INSTRUCTION: Produce nothing but an exact copy of the lines from the one containing "Rebuild this chart" through the one containing "from matplotlib.ticker import", and do not carry over pictures.

Extracted records:
....................
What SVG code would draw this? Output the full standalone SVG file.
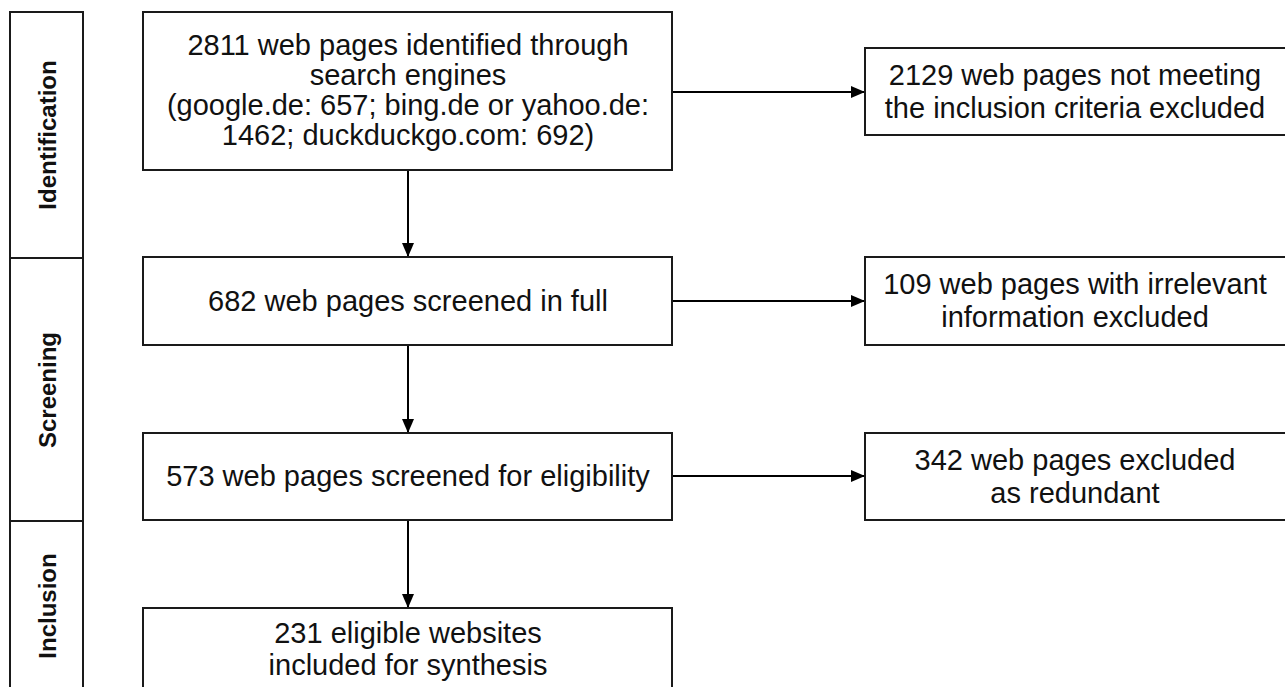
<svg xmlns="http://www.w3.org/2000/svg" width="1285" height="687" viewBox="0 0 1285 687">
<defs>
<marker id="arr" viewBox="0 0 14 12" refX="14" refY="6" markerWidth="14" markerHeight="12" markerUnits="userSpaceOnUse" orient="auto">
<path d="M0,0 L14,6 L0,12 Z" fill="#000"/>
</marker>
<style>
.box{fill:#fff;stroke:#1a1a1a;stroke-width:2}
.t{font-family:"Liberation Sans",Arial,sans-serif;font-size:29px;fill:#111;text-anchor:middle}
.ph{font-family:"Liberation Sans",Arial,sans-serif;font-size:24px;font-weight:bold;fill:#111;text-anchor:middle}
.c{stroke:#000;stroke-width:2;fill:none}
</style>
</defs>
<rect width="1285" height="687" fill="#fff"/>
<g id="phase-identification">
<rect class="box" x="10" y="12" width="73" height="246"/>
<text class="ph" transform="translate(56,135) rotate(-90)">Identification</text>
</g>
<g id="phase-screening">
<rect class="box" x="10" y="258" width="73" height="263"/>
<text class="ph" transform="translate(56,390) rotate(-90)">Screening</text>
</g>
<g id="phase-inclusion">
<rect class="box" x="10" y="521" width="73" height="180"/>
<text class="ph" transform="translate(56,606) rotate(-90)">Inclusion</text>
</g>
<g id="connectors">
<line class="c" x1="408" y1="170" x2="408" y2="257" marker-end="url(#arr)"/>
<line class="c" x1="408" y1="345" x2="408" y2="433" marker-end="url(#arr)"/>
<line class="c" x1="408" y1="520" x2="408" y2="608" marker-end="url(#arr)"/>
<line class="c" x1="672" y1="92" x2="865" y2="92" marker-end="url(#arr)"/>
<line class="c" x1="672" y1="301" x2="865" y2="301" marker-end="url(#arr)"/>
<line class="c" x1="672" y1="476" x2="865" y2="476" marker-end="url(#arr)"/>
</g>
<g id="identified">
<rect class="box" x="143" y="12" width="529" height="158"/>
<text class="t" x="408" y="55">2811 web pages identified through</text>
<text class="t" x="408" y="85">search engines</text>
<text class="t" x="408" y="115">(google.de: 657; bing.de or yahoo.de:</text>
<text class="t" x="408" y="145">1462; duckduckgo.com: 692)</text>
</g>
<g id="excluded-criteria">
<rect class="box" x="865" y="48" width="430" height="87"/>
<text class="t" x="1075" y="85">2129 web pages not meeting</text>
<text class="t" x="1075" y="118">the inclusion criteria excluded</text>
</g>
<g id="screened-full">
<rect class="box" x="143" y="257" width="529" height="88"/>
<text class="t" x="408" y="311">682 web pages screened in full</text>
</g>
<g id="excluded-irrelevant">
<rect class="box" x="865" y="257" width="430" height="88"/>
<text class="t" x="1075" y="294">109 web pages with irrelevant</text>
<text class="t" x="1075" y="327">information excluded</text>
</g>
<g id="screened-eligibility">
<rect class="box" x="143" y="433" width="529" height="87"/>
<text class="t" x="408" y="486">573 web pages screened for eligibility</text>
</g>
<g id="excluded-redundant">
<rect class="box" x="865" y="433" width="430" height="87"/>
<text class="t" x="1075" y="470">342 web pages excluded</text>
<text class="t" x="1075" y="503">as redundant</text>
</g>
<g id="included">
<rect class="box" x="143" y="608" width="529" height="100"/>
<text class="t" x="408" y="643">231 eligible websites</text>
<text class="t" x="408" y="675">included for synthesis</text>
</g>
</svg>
....................
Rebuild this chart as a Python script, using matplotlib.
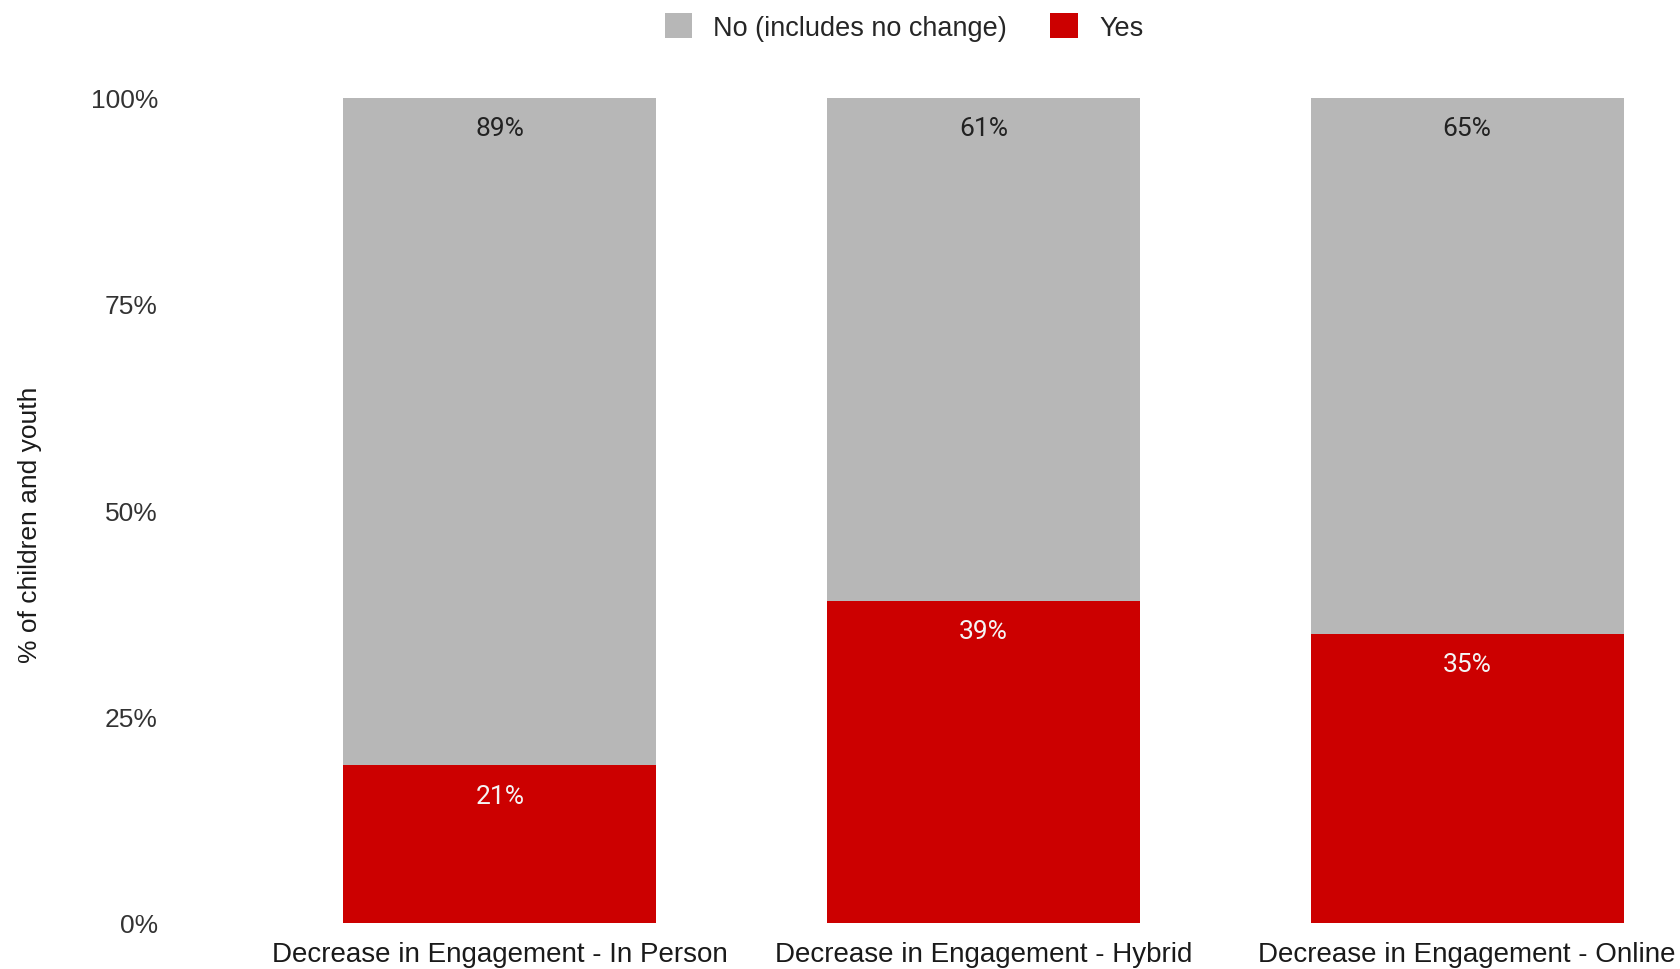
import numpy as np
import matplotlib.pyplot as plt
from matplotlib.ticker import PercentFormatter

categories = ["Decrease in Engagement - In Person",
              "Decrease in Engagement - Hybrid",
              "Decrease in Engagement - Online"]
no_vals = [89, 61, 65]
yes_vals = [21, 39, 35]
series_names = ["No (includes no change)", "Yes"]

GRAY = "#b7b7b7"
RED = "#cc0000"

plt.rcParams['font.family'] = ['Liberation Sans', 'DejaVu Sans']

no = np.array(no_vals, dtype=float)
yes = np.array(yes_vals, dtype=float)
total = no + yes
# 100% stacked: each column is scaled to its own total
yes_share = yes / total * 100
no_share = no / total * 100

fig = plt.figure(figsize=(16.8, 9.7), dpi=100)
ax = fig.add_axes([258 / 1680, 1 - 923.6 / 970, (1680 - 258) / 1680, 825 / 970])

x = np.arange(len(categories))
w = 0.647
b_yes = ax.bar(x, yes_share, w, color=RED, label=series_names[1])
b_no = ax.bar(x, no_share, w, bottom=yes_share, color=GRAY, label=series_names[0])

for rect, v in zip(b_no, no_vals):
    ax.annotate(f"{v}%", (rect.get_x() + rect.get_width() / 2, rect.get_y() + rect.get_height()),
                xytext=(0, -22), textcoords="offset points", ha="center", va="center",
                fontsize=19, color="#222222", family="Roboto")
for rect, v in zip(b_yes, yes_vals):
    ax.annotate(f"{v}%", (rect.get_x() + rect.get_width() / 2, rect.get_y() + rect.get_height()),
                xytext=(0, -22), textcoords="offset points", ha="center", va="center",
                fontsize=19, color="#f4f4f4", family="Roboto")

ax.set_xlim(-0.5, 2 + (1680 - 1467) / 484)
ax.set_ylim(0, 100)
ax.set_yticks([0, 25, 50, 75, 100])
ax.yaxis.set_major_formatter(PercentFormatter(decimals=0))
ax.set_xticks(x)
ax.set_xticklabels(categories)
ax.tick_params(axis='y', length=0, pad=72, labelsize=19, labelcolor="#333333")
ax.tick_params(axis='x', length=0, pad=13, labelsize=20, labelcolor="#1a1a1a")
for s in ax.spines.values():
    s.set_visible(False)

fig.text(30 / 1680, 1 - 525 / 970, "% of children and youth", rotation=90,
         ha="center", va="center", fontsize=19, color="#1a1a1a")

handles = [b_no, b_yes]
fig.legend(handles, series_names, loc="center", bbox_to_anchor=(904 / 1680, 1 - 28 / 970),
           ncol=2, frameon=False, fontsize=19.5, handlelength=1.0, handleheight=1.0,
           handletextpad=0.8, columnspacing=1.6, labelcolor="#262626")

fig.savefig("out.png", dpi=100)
....................
COMPLETE OUTPUT:
Rebuild this chart as a Python script, using matplotlib.
import numpy as np
import matplotlib.pyplot as plt
from matplotlib.ticker import PercentFormatter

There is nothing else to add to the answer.